9        As a final matter, we briefly address whether the circuit court should have converted Ramirez’s motion for sentence modification to a motion for resentencing.  A defendant has a due process right to be sentenced on the basis of accurate information and may seek resentencing upon a showing that the sentencing court actually relied on inaccurate information.  State v. Tiepelman,
2006 WI 66, ¶¶9, 26, 291 Wis. 2d 179, 717 N.W.2d 1.  Resentencing, however, may pose a risk to defendants that sentence modification does not entail, because, in resentencing, the circuit court approaches the sentencing process anew and “is not required to defer to the original sentencing objectives.”  State v. Wood, 2007 WI App 190, ¶6, 305 Wis. 2d 133, 738 N.W.2d 81.  We do not lightly construe a motion for sentence modification as a request for resentencing. See id., ¶¶15-17 (explaining that “in the absence of a clear, unequivocal and knowing stipulation by the defendant,” the circuit court should not have converted a motion for sentence modification to a motion for resentencing).

10      At no point in his postconviction motion did Ramirez ask to be resentenced.  Rather, he limited his claim to one for sentence modification.  The closest Ramirez comes to basing his claim for relief on a due process violation can be found in the following general statements:

At a sentencing hearing a defendant has three (3) due process rights.  (1) The right to be present [and] … to [be] afforded the right of allocution; (2) the right to be represented by counsel; (3) the right to be sentenced on the basis of true and accurate information.  Ergo, a sentence is invalid if it is premised on incorrect information or unwanted assumptions.

(Citations, some uppercasing, and some punctuation omitted.)  To the extent this can be described as an argument, it is not sufficiently developed, and we will not address it further.  See State v. Gulrud, 140 Wis. 2d 721, 730, 412 N.W.2d 139 (Ct. App. 1987) (we will not develop a party’s arguments).

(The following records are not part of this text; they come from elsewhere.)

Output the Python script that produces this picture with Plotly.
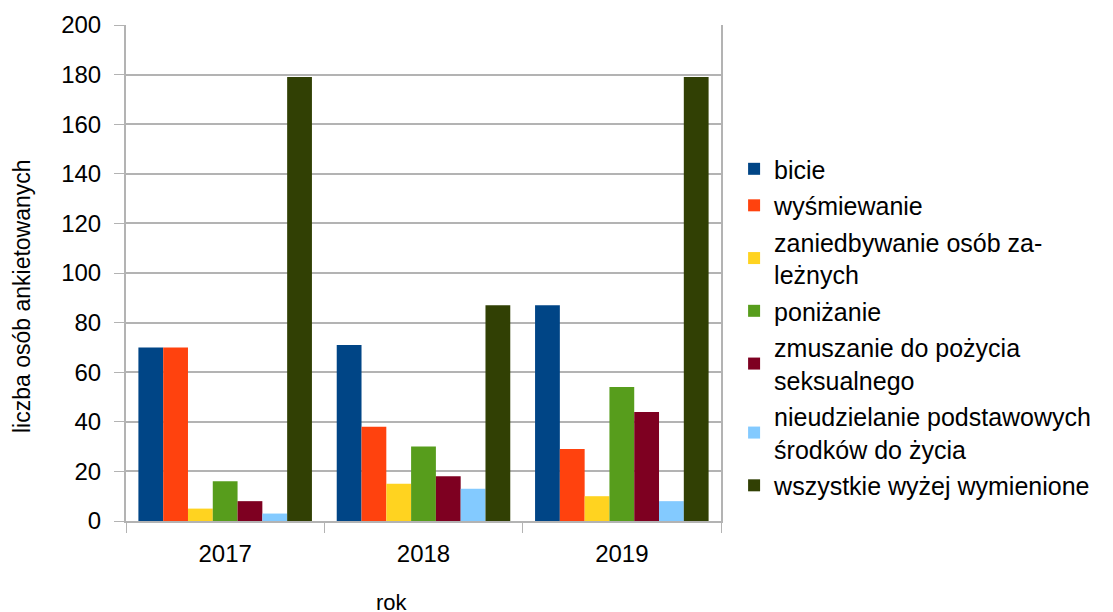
import plotly.graph_objects as go

years = ["2017", "2018", "2019"]

series_names = [
    "bicie",
    "wyśmiewanie",
    "zaniedbywanie osób za-<br>leżnych",
    "poniżanie",
    "zmuszanie do pożycia<br>seksualnego",
    "nieudzielanie podstawowych<br>środków do życia",
    "wszystkie wyżej wymienione",
]

bicie = [70, 71, 87]
wysmiewanie = [70, 38, 29]
zaniedbywanie = [5, 15, 10]
ponizanie = [16, 30, 54]
zmuszanie = [8, 18, 44]
nieudzielanie = [3, 13, 8]
wszystkie = [179, 87, 179]

colors = ["#004586", "#ff420e", "#ffd320", "#579d1c", "#7e0021", "#83caff", "#314004"]

values = [bicie, wysmiewanie, zaniedbywanie, ponizanie, zmuszanie, nieudzielanie, wszystkie]

fig = go.Figure()
for i, (name, vals) in enumerate(zip(series_names, values)):
    fig.add_trace(
        go.Bar(
            x=years,
            y=vals,
            name=name,
            marker_color=colors[i],
            marker_line_width=0,
            legendgroup=str(i),
        )
    )

# page body adds ~8px offset, so the figure is drawn 8px smaller
# plot area on screen: x 126..721, y 26..522
fig.update_layout(
    width=1105,
    height=604,
    margin=dict(l=118, r=392, t=17, b=91),
    paper_bgcolor="white",
    plot_bgcolor="white",
    font=dict(family="Liberation Sans, Arial, sans-serif", size=24, color="black"),
    barmode="group",
    bargap=0.125,
    bargroupgap=0,
    showlegend=True,
    legend=dict(
        x=1.022,
        xanchor="left",
        y=0.391,
        yanchor="middle",
        font=dict(size=25),
        traceorder="grouped",
        tracegroupgap=1,
        itemwidth=30,
    ),
)

fig.update_xaxes(
    type="category",
    tickson="boundaries",
    ticks="outside",
    ticklen=10,
    tickcolor="#b3b3b3",
    ticklabelstandoff=10,
    showline=True,
    linecolor="#b3b3b3",
    linewidth=2,
    showgrid=False,
    automargin=False,
    tickfont=dict(size=24),
)

fig.update_yaxes(
    range=[0, 200],
    dtick=20,
    ticks="outside",
    ticklen=10,
    tickcolor="#b3b3b3",
    ticklabelstandoff=8,
    showline=True,
    mirror=True,
    linecolor="#b3b3b3",
    linewidth=2,
    showgrid=True,
    gridcolor="#b3b3b3",
    gridwidth=1.5,
    zeroline=False,
    automargin=False,
    tickfont=dict(size=24),
)

fig.add_annotation(
    text="liczba osób ankietowanych",
    xref="paper",
    yref="paper",
    x=(22 - 126) / 595,
    y=(522 - 297) / 496,
    xanchor="center",
    yanchor="middle",
    textangle=-90,
    showarrow=False,
    font=dict(size=23),
)

fig.add_annotation(
    text="rok",
    xref="paper",
    yref="paper",
    x=(392 - 126) / 595,
    y=(522 - 603) / 496,
    xanchor="center",
    yanchor="middle",
    showarrow=False,
    font=dict(size=22),
)

fig.write_html("out.html")
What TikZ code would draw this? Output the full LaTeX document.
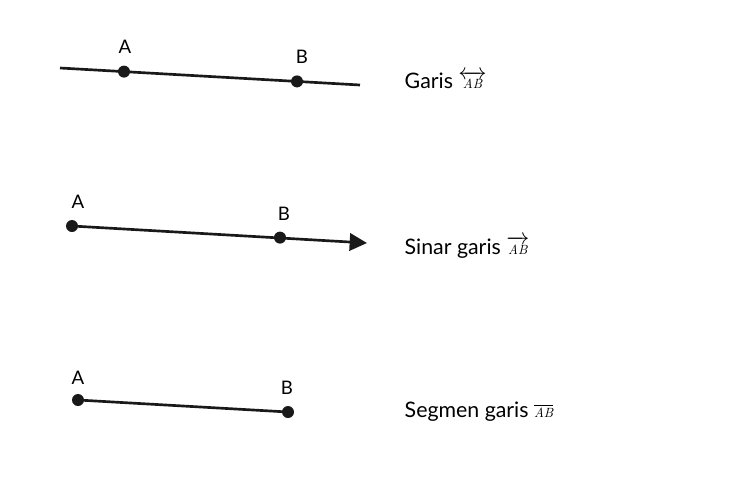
\documentclass[tikz,border=0pt]{standalone}
\usepackage{amsmath}
\usepackage{fontspec}
\setmainfont{Lato}
\newfontfamily\lmser{Latin Modern Roman}
\newcommand{\abtxt}{\text{\lmser\itshape\fontsize{10}{12}\selectfont AB}}
\usetikzlibrary{arrows.meta}
\begin{document}
\begin{tikzpicture}[x=0.75pt,y=-0.75pt,
  ln/.style={line width=2pt,black!90},
  pt/.style={circle,fill=black!90,inner sep=0pt,minimum size=9pt},
  lbl/.style={font=\fontsize{14}{16}\selectfont},
  captxt/.style={anchor=west,font=\fontsize{16}{18}\selectfont}]
\useasboundingbox (0,0) rectangle (750,500);
% line
\coordinate (l1) at (60,68); \coordinate (r1) at (360,85);
\draw[ln] (l1) -- (r1);
\node[pt] (A1) at (124,71.6) {}; \node[pt] (B1) at (297,81.4) {};
\node[lbl] at (125,47) {A}; \node[lbl] at (302,57) {B};
\node[captxt] (c1) at (400,80) {Garis $\overleftrightarrow{\abtxt}$};
% ray
\node[pt] (A2) at (72,226) {}; \node[pt] (B2) at (280,237.6) {};
\coordinate (r2) at (367,243);
\draw[ln,-{Triangle[length=13pt,width=13pt]}] (A2.center) -- (r2);
\node[lbl] at (78,202) {A}; \node[lbl] at (284,214) {B};
\node[captxt] (c2) at (400,247) {Sinar garis $\overrightarrow{\abtxt}$};
% segment
\node[pt] (A3) at (78,400) {}; \node[pt] (B3) at (288,412) {};
\draw[ln] (A3.center) -- (B3.center);
\node[lbl] at (78,378) {A}; \node[lbl] at (287,388) {B};
\node[captxt] (c3) at (400,412) {Segmen garis $\overline{\abtxt}$};
\end{tikzpicture}
\end{document}
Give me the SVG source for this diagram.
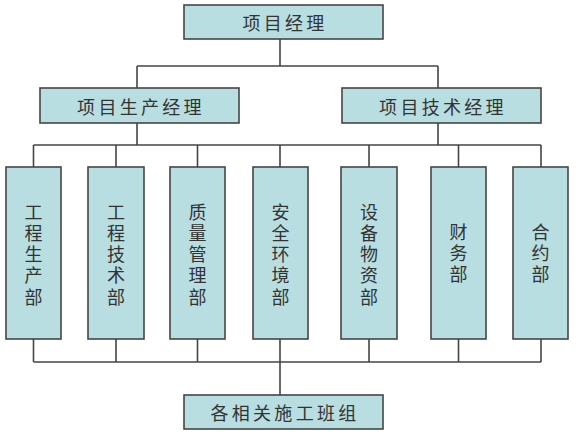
<svg xmlns="http://www.w3.org/2000/svg" width="576" height="432" viewBox="0 0 576 432">
<style>
.box{fill:#B8DEE1;stroke:#454545;stroke-width:1.6}
.ln{fill:none;stroke:#454545;stroke-width:1.6}
text{font-family:"Noto Sans CJK SC","Noto Sans",sans-serif;font-size:18px;fill:#333;dominant-baseline:central;text-anchor:middle;letter-spacing:3.3px}
.v{writing-mode:vertical-rl;text-orientation:upright}
</style>
<rect width="576" height="432" fill="#fff"/>
<g id="connectors" class="ln">
<path d="M280 39V66M137 66H438M137 66V88M438 66V88"/>
<path d="M137 123V145M438 123V145M33.5 145H541"/>
<path d="M33.5 145V167M116 145V167M197.5 145V167M280 145V167M369 145V167M458.5 145V167M541 145V167"/>
<path d="M33.5 339V362M116 339V362M197.5 339V362M280 339V362M369 339V362M458.5 339V362M541 339V362M33.5 362H541"/>
<path d="M280 362V395"/>
</g>
<g id="n_pm"><rect class="box" x="184" y="5" width="199" height="34"/><text x="285" y="22">项目经理</text></g>
<g id="n_prod_mgr"><rect class="box" x="40" y="88" width="199" height="35"/><text x="141" y="105.5">项目生产经理</text></g>
<g id="n_tech_mgr"><rect class="box" x="342" y="88" width="199" height="35"/><text x="443" y="105.5">项目技术经理</text></g>
<g id="n_d1"><rect class="box" x="6" y="167" width="55" height="172"/><text class="v" x="33.5" y="256">工程生产部</text></g>
<g id="n_d2"><rect class="box" x="88" y="167" width="56" height="172"/><text class="v" x="116" y="256">工程技术部</text></g>
<g id="n_d3"><rect class="box" x="170" y="167" width="55" height="172"/><text class="v" x="197.5" y="256">质量管理部</text></g>
<g id="n_d4"><rect class="box" x="253" y="167" width="55" height="172"/><text class="v" x="280.5" y="256">安全环境部</text></g>
<g id="n_d5"><rect class="box" x="341" y="167" width="56" height="172"/><text class="v" x="369" y="256">设备物资部</text></g>
<g id="n_d6"><rect class="box" x="431" y="167" width="55" height="172"/><text class="v" x="458.5" y="255">财务部</text></g>
<g id="n_d7"><rect class="box" x="513" y="167" width="55" height="172"/><text class="v" x="540.5" y="255">合约部</text></g>
<g id="n_teams"><rect class="box" x="184" y="395" width="199" height="34"/><text x="285" y="412">各相关施工班组</text></g>
</svg>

11      Based on the foregoing, we conclude that the circuit court properly denied Ramirez’s motion.[5]

            By the Court.—Order affirmed.

            This opinion will not be published.  See Wis. Stat. Rule 809.23(1)(b)5.

 


 



[1]  Ramirez has not renewed his argument that his sentence should be modified due to a change in parole eligibility.  We therefore deem this argument abandoned.  See Reiman Assocs., Inc. v. R/A Adver., Inc., 102 Wis. 2d 305, 306 n.1, 306 N.W.2d 292 (Ct. App. 1981).

[2]  All references to the Wisconsin Statutes are to the 2009-10 version unless otherwise noted.

[3]  Ramirez argues that a defendant can bring a motion for sentence modification beyond the ninety-day limit of Wis. Stat. § 973.19 if there is a new factor or if the circuit court erroneously exercises its discretion at sentencing or both.  He cites State v. Noll, 2002 WI App 273, 258 Wis. 2d 573, 653 N.W.2d 895, for this proposition.  In that opinion, the court quoted Noll’s statement “that his claims were brought ‘pursuant to the circuit court’s inherent power to modify a sentence on the basis of either a new factor, not considered at defendant’s original sentencing or an abuse of the court’s discretion at the time of sentencing, or both.’”  Id., ¶5.  The court then clarified the distinction between a § 973.19 modification motion and a motion based on a new-factor analysis, which invokes the inherent power of the court, id., ¶¶8-11, before concluding that Noll’s motion invoked the circuit court’s inherent authority to modify his sentence based on new factors, id., ¶12.  Contrary to Ramirez’s contention, Noll does not do away with the new-factor requirement, which is a prerequisite for the circuit court to exercise its inherent power to modify a sentence.

[4]  Even if we were to conclude that the circuit court based Ramirez’s sentence on inaccurate information, we fail to see how that information qualifies as a new factor.  It is difficult to conceive how Ramirez could have “unknowingly overlooked” the fact that he had never been arrested for drug dealing or charged with any drug-related offenses.  See State v. Harbor, 2011 WI 28, ¶¶40, 52, 333 Wis. 2d 53, 797 N.W.2d 828 (A “new factor” is “a fact or set of facts highly relevant to the imposition of sentence, but not known to the trial judge at the time of original sentencing, either because it was not then in existence or because, even though it was then in existence, it was unknowingly overlooked by all of the parties.”) (internal quotation marks and citation omitted).

[5]  Ramirez points out that one of the headings in the State’s brief references a different defendant.  As a consequence, he submits that the argument following the heading should not be considered.  We disagree.  It is the substance of the arguments presented that drives our analysis, not the headings.  See generally State v. Waste Mgmt. of Wis., Inc., 81 Wis. 2d 555, 564, 261 N.W.2d 147 (1978).